Quelques mois plus tard, en 2014, elle est la première jeune femme accueillie à saint Jean Espérance, une association tenue par des frères et sœurs de la communauté saint Jean et des laïcs, accueillant des jeunes qui désirent arrêter toute consommation de drogue. En cinq ans, elle fait quatre séjours là-bas, entrecoupés de "fugues" et de rechutes. Aujourd’hui, elle est reconnaissante de toute cette miséricorde reçue à saint Jean Espérance car jamais les frères ou les sœurs ne lui en ont tenu rigueur. "A travers les frères et sœurs, j’ai redécouvert le visage du Bon Dieu", confie-t-elle. "Ce qui m’a touché, c’est de me rendre compte que je pouvais faire confiance et de voir combien ils me faisaient confiance. Malgré mon parcours, ma honte, je demeurais aimable. C’est comme s’ils m’avait revêtue d’une certaine dignité à travers leur regard. Je n’étais pas jugée, je restais aimée."

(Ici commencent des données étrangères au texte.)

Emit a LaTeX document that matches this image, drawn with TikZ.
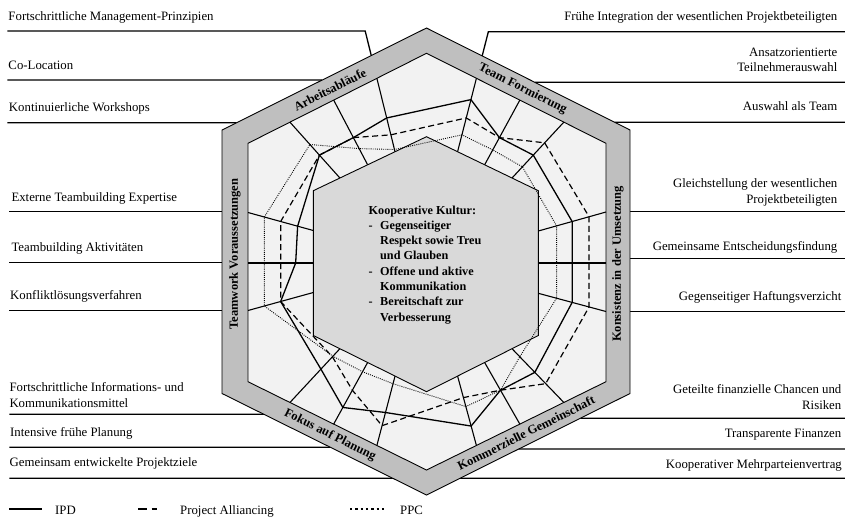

Un rapport aux autres qui allait totalement à l’inverse de ce que Laure avait connu dans la rue : "Dans la rue, dans le monde de la drogue, il faut se blinder et paraître fort pour survivre. A saint Jean Espérance, c’était le chemin inverse. Je pouvais montrer ma vulnérabilité, mes faiblesses." Laure a quitté saint Jean Espérance depuis deux ans et vit désormais dans la Sarthe, où elle tient un gîte et se forme en vue de travailler dans la médiation animale, par le cheval notamment. "C’est par la foi que je m’en suis sortie et que je m’en sors au quotidien. Dès que je m’éloigne de cette intimité avec le Bon Dieu, la vie perd son sens."